Can still be done from multiple cpus.

Add some ndelay() or udelay() before to simulate fact that current cpu
could be interrupted by an NMI handler (perf for example)... or hard IRQ
handler...

Then make sure your tests involve 16 concurrent cpus dealing with one
udp socket...

> }
> 
> which is even more lazy in reclaiming but should never underestimate the
> needed forward allocation, and under pressure should eventually free the
> needed memory.


If this code is rarely used, why don't you simply use a real spinlock,
so that we do not have to worry about all this ?
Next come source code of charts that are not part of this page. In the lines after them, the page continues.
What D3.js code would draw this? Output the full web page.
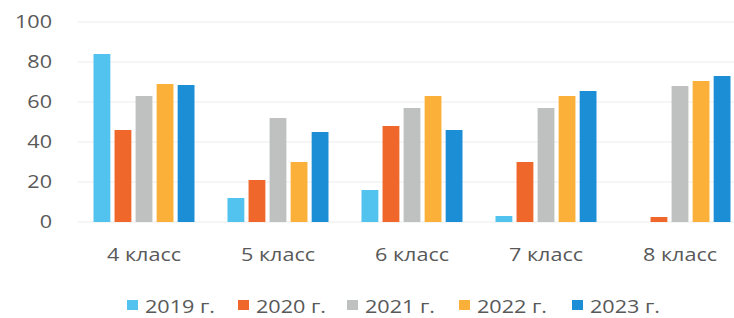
<!DOCTYPE html>
<html>
<head>
<meta charset="utf-8">
<script src="https://cdn.jsdelivr.net/npm/d3@7"></script>
<style>
	body { margin: 0; background: #fff; }
	svg { display: block; overflow: hidden; }
	text { font-family: 'Open Sans', sans-serif; fill: #595959; font-size: 18px; }
</style>
</head>
<body>
<svg id="chart" width="734" height="318"></svg>
<script>
const grades = ['4 класс', '5 класс', '6 класс', '7 класс', '8 класс'];
const years = ['2019 г.', '2020 г.', '2021 г.', '2022 г.', '2023 г.'];
const colors = ['#52c3ef', '#f0672b', '#bfc1c1', '#fbb03a', '#1b8ed6'];
const yTicks = [0, 20, 40, 60, 80, 100];

// values per year, in grade order
const v2019 = [84, 12, 16, 3, 0];
const v2020 = [46, 21, 48, 30, 2.5];
const v2021 = [63, 52, 57, 57, 68];
const v2022 = [69, 30, 63, 63, 70.5];
const v2023 = [68.5, 45, 46, 65.5, 73];
const series = [v2019, v2020, v2021, v2022, v2023];

// the scanned text is a bit wider than the installed fonts
const stretch = 1.2;
const place = (x, yy) => `translate(${x},${yy}) scale(${stretch},1)`;

const svg = d3.select('#chart');

const x0 = d3.scaleBand().domain(grades).range([77, 747]);
const x1 = d3.scaleBand().domain(years)
	.range([16.5, x0.bandwidth() - 16.5])
	.paddingInner(0.2);
const y = d3.scaleLinear().domain([0, 100]).range([222, 22]);

// gridlines
svg.append('g').attr('class', 'grid')
	.selectAll('line')
	.data(yTicks)
	.join('line')
	.attr('x1', 78)
	.attr('x2', 734)
	.attr('y1', d => y(d))
	.attr('y2', d => y(d))
	.style('stroke', '#ececec')
	.style('stroke-width', 1);

// y labels
svg.append('g').attr('class', 'y-labels')
	.selectAll('text')
	.data(yTicks)
	.join('text')
	.attr('transform', d => place(52, y(d)))
	.attr('dy', '0.35em')
	.attr('text-anchor', 'end')
	.text(d => d);

// bars
const groups = svg.append('g').attr('class', 'bars')
	.selectAll('g')
	.data(grades)
	.join('g')
	.attr('transform', d => `translate(${x0(d)},0)`);

groups.selectAll('rect')
	.data((g, gi) => years.map((yr, si) => ({ yr, si, v: series[si][gi] })))
	.join('rect')
	.attr('x', d => x1(d.yr))
	.attr('width', x1.bandwidth())
	.attr('y', d => y(d.v))
	.attr('height', d => y(0) - y(d.v))
	.style('fill', d => colors[d.si]);

// category labels
svg.append('g').attr('class', 'x-labels')
	.selectAll('text')
	.data(grades)
	.join('text')
	.attr('transform', d => place(x0(d) + x0.bandwidth() / 2, 261))
	.attr('text-anchor', 'middle')
	.text(d => d);

// legend
const legendX = [127, 238, 347, 459, 572];
const legend = svg.append('g').attr('class', 'legend')
	.selectAll('g')
	.data(years)
	.join('g')
	.attr('transform', (d, i) => `translate(${legendX[i]},0)`);
legend.append('rect')
	.attr('y', 300)
	.attr('width', 11)
	.attr('height', 10)
	.style('fill', (d, i) => colors[i]);
legend.append('text')
	.attr('transform', place(18, 313))
	.text(d => d);
</script>
</body>
</html>
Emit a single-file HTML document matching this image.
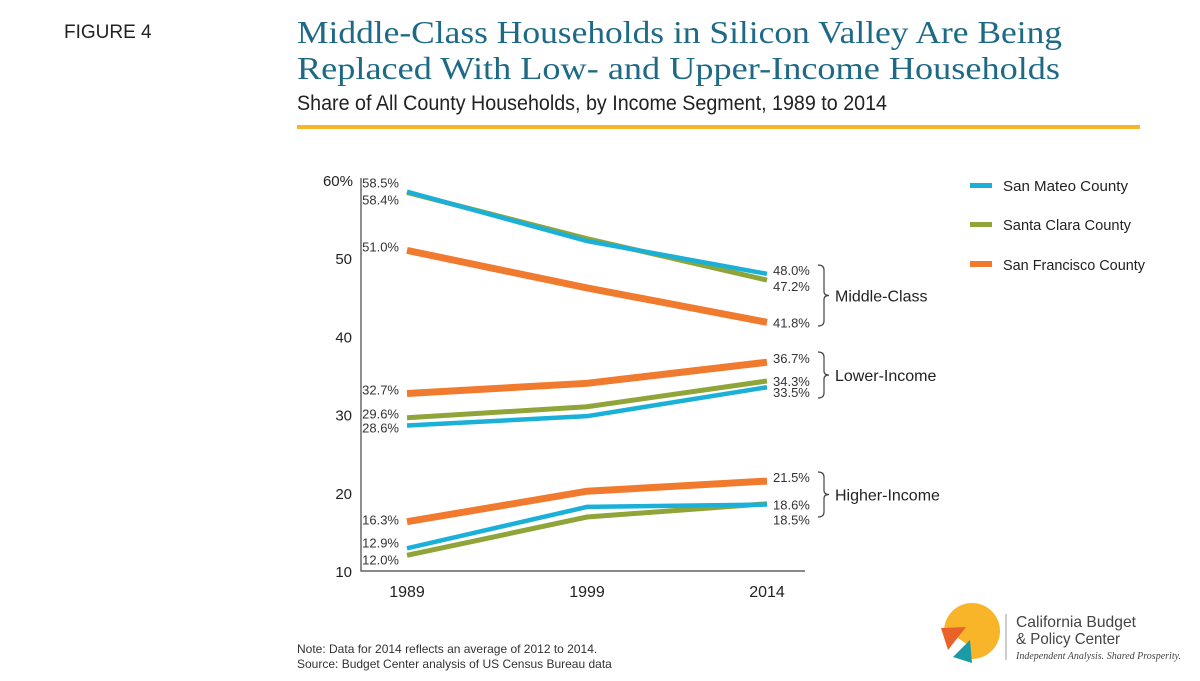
<!DOCTYPE html>
<html><head><meta charset="utf-8"><style>
body{margin:0;background:#fff;}
svg{display:block;}
text{font-family:"Liberation Sans",sans-serif;}
</style></head><body>
<svg id="c" width="1200" height="681" viewBox="0 0 1200 681">
<text x="64" y="38" font-size="19" fill="#222">FIGURE 4</text>
<text x="297" y="43" font-size="32" fill="#1e6a86" textLength="765" lengthAdjust="spacingAndGlyphs" style="font-family:'Liberation Serif',serif">Middle-Class Households in Silicon Valley Are Being</text>
<text x="297" y="79" font-size="32" fill="#1e6a86" textLength="763" lengthAdjust="spacingAndGlyphs" style="font-family:'Liberation Serif',serif">Replaced With Low- and Upper-Income Households</text>
<text x="297" y="110" font-size="21" fill="#222" textLength="590" lengthAdjust="spacingAndGlyphs">Share of All County Households, by Income Segment, 1989 to 2014</text>
<rect x="297" y="125" width="843" height="4" fill="#f9b52a"/>
<g id="plot"></g>
<g>
<g><rect x="970" y="183" width="22" height="5" fill="#1ab0d8"/><text x="1003" y="191" font-size="15" fill="#222" textLength="125" lengthAdjust="spacingAndGlyphs">San Mateo County</text></g>
<g><rect x="970" y="222" width="22" height="5" fill="#8fa53a"/><text x="1003" y="230" font-size="15" fill="#222" textLength="128" lengthAdjust="spacingAndGlyphs">Santa Clara County</text></g>
<g><rect x="970" y="261" width="22" height="6" fill="#f07a2e"/><text x="1003" y="270" font-size="15" fill="#222" textLength="142" lengthAdjust="spacingAndGlyphs">San Francisco County</text></g>
</g>
<text x="297" y="653" font-size="12" fill="#333">Note: Data for 2014 reflects an average of 2012 to 2014.</text>
<text x="297" y="668" font-size="12" fill="#333">Source: Budget Center analysis of US Census Bureau data</text>
<g>
<circle cx="972" cy="631" r="28" fill="#f9b52a"/>
<polygon points="955,636 940,630 948,660 968,645" fill="#fff"/>
<polygon points="941,628 966,627 948,650" fill="#e8622a"/>
<polygon points="953,657 970,640 972,663" fill="#1c9aa5"/>
<line x1="1006" y1="614" x2="1006" y2="660" stroke="#999" stroke-width="1"/>
<text x="1016" y="627" font-size="16" fill="#444" textLength="120" lengthAdjust="spacingAndGlyphs">California Budget</text>
<text x="1016" y="644" font-size="16" fill="#444" textLength="104" lengthAdjust="spacingAndGlyphs">&amp; Policy Center</text>
<text x="1016" y="659" font-size="10" font-style="italic" fill="#444" textLength="165" lengthAdjust="spacingAndGlyphs" style="font-family:'Liberation Serif',serif">Independent Analysis. Shared Prosperity.</text>
</g>
</svg>
<script>
const years = ["1989","1999","2014"];
const yTicks = [10,20,30,40,50,60];
const smMiddle = [58.5,52.2,48.0];
const scMiddle = [58.4,52.5,47.2];
const sfMiddle = [51.0,46.2,41.8];
const smLower = [28.6,29.8,33.5];
const scLower = [29.6,31.0,34.3];
const sfLower = [32.7,34.0,36.7];
const smHigher = [12.9,18.2,18.5];
const scHigher = [12.0,16.9,18.6];
const sfHigher = [16.3,20.2,21.5];

const NS="http://www.w3.org/2000/svg";
const plot=document.getElementById('plot');
const X=i=>407+i*180;
const Y=v=>571-(v-10)*7.82;
function mk(t,a,txt){const e=document.createElementNS(NS,t);for(const k in a)e.setAttribute(k,a[k]);if(txt!=null)e.textContent=txt;plot.appendChild(e);return e;}
const ax=mk('path',{d:`M361,178 V571 H805`,stroke:'#444','stroke-width':1.2,fill:'none'});


yTicks.forEach(t=>{const e=mk('text',{x:t===60?353:352,y:Y(t)+6,'font-size':15,fill:'#222','text-anchor':'end'},t===60?'60%':String(t));

});
years.forEach((y,i)=>{const e=mk('text',{x:X(i),y:597,'font-size':16,fill:'#222','text-anchor':'middle'},y);

});
const series=[
 [sfMiddle,'#f07a2e',7,'sf-middle'],[scMiddle,'#8fa53a',5,'sc-middle'],[smMiddle,'#1ab0d8',4.5,'sm-middle'],
 [sfLower,'#f07a2e',7,'sf-lower'],[scLower,'#8fa53a',5,'sc-lower'],[smLower,'#1ab0d8',4.5,'sm-lower'],
 [sfHigher,'#f07a2e',7,'sf-higher'],[scHigher,'#8fa53a',5,'sc-higher'],[smHigher,'#1ab0d8',4.5,'sm-higher']];
series.forEach(([d,c,w,n])=>{const p=mk('polyline',{points:d.map((v,i)=>X(i)+','+Y(v)).join(' '),fill:'none',stroke:c,'stroke-width':w});

});
function lab(x,y,v,anchor){const e=mk('text',{x:x,y:y,'font-size':13,fill:'#333','text-anchor':anchor},v.toFixed(1)+'%');

}
lab(399,Y(smMiddle[0])-4,smMiddle[0],'end');lab(399,Y(scMiddle[0])+12,scMiddle[0],'end');
lab(399,Y(sfMiddle[0])+1,sfMiddle[0],'end');
lab(399,Y(sfLower[0])+1,sfLower[0],'end');lab(399,Y(scLower[0])+1,scLower[0],'end');lab(399,Y(smLower[0])+7,smLower[0],'end');
lab(399,Y(sfHigher[0])+3,sfHigher[0],'end');lab(399,Y(smHigher[0])-1,smHigher[0],'end');lab(399,Y(scHigher[0])+9,scHigher[0],'end');
lab(773,Y(smMiddle[2])+1,smMiddle[2],'start');lab(773,Y(scMiddle[2])+11,scMiddle[2],'start');lab(773,Y(sfMiddle[2])+5,sfMiddle[2],'start');
lab(773,Y(sfLower[2])+1,sfLower[2],'start');lab(773,Y(scLower[2])+5,scLower[2],'start');lab(773,Y(smLower[2])+10,smLower[2],'start');
lab(773,Y(sfHigher[2])+1,sfHigher[2],'start');lab(773,Y(scHigher[2])+6,scHigher[2],'start');lab(773,Y(smHigher[2])+20,smHigher[2],'start');
function brace(y1,y2,label,n){const m=(y1+y2)/2;
const p=mk('path',{d:`M818,${y1} Q824,${y1} 824,${y1+5} V${m-4} Q824,${m} 829,${m} Q824,${m} 824,${m+4} V${y2-5} Q824,${y2} 818,${y2}`,fill:'none',stroke:'#444','stroke-width':1.2});


const t=mk('text',{x:835,y:m+6,'font-size':16,fill:'#222'},label);

}
brace(265,326,'Middle-Class','middle');brace(352,398,'Lower-Income','lower');brace(472,517,'Higher-Income','higher');
</script>
</body></html>
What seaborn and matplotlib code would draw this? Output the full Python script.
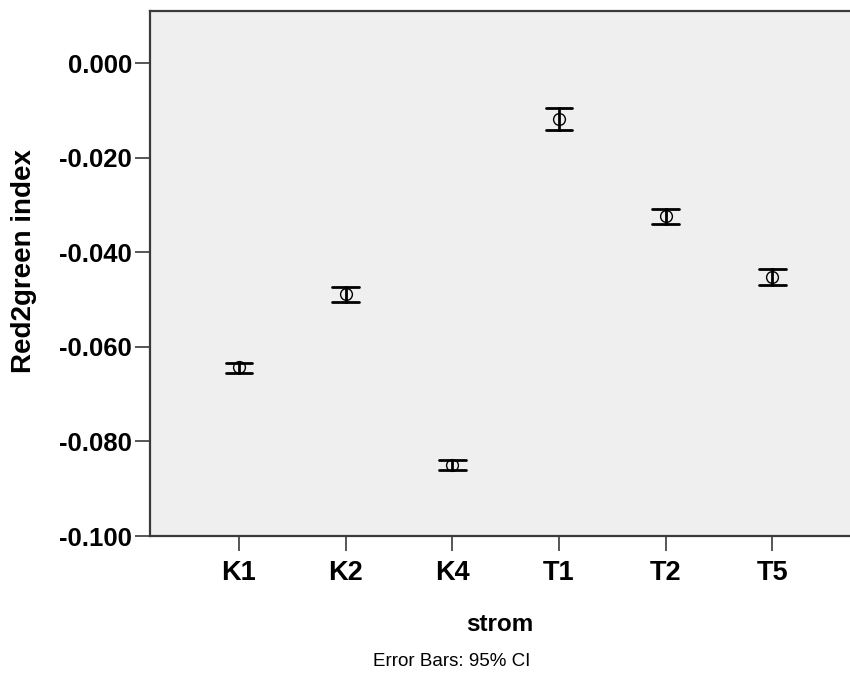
import numpy as np
import pandas as pd
import matplotlib
matplotlib.use("Agg")
import matplotlib.pyplot as plt
import seaborn as sns

# Values (mean and 95% CI per group)
strom = ["K1", "K2", "K4", "T1", "T2", "T5"]
mean_val = [-0.0643, -0.0489, -0.0850, -0.0118, -0.0324, -0.0453]
ci_low = [-0.0655, -0.0504, -0.0860, -0.0141, -0.0340, -0.0470]
ci_high = [-0.0633, -0.0474, -0.0839, -0.0095, -0.0309, -0.0436]
yticks = [0.000, -0.020, -0.040, -0.060, -0.080, -0.100]

# long table: low / mean / high per group, median picks the mean,
# min-max gives the CI
df = pd.DataFrame({
    "strom": np.repeat(strom, 3),
    "value": np.ravel(np.column_stack([ci_low, mean_val, ci_high])),
})

sns.set_style("white")
plt.rcParams["font.family"] = ["Liberation Sans", "DejaVu Sans"]
plt.rcParams["text.color"] = "black"
plt.rcParams["axes.labelcolor"] = "black"
plt.rcParams["xtick.color"] = "black"
plt.rcParams["ytick.color"] = "black"

fig = plt.figure(figsize=(8.5, 6.95), dpi=100)
ax = fig.add_axes([150 / 850, 159 / 695, 700 / 850, 525 / 695])
ax.set_facecolor("#efefef")

sns.pointplot(data=df, x="strom", y="value", order=strom,
              estimator=np.median, errorbar=lambda v: (v.min(), v.max()),
              linestyle="none", color="black", markers="o",
              markersize=8.5, markerfacecolor="none", markeredgewidth=1.0,
              capsize=0.25, err_kws={"linewidth": 2.0}, ax=ax)

ax.set_xlim(-0.834, 5.727)
ax.set_ylim(-0.100, 0.01106)
ax.set_yticks(yticks)
ax.set_yticklabels(["%.3f" % t for t in yticks], fontsize=18.5,
                   fontweight="bold")
ax.set_xticks(range(len(strom)))
ax.set_xticklabels(strom, fontsize=19.5, fontweight="bold")

for side in ["left", "bottom", "top"]:
    ax.spines[side].set_color("#3a3a3a")
    ax.spines[side].set_linewidth(1.6)
ax.spines["right"].set_visible(False)
ax.tick_params(axis="both", direction="out", length=11, width=1.2,
               color="#3a3a3a", left=True, bottom=True)
ax.tick_params(axis="y", pad=2)
ax.tick_params(axis="x", pad=6)

ax.set_xlabel("strom", fontsize=17.5, fontweight="bold", labelpad=20)
ax.set_ylabel("Red2green index", fontsize=20, fontweight="bold")
ax.yaxis.set_label_coords(-0.1614, 0.523)

fig.text(452 / 850, 1 - 661 / 695, "Error Bars: 95% CI", ha="center",
         va="center", fontsize=13.5)

fig.savefig("out.png", dpi=100)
A spinlock  acquisition/release is a _single_ locked operation.
Faster than the 3 atomic you got in last version.
spinlock code (ticket or MCS) avoids starvation.

Then, you can safely update multiple fields in the socket.

And you get nice lockdep support as a bonus.

cmpxchg() is fine when a single field need an exclusion. But there you
have multiple fields to update at once :

sk_memory_allocated_add() and sk_memory_allocated_sub() can work using 
atomic_long_add_return() and atomic_long_sub() because their caller owns
the socket lock and can safely update sk->sk_forward_alloc without
additional locking, but UDP wont have this luxury after your patches.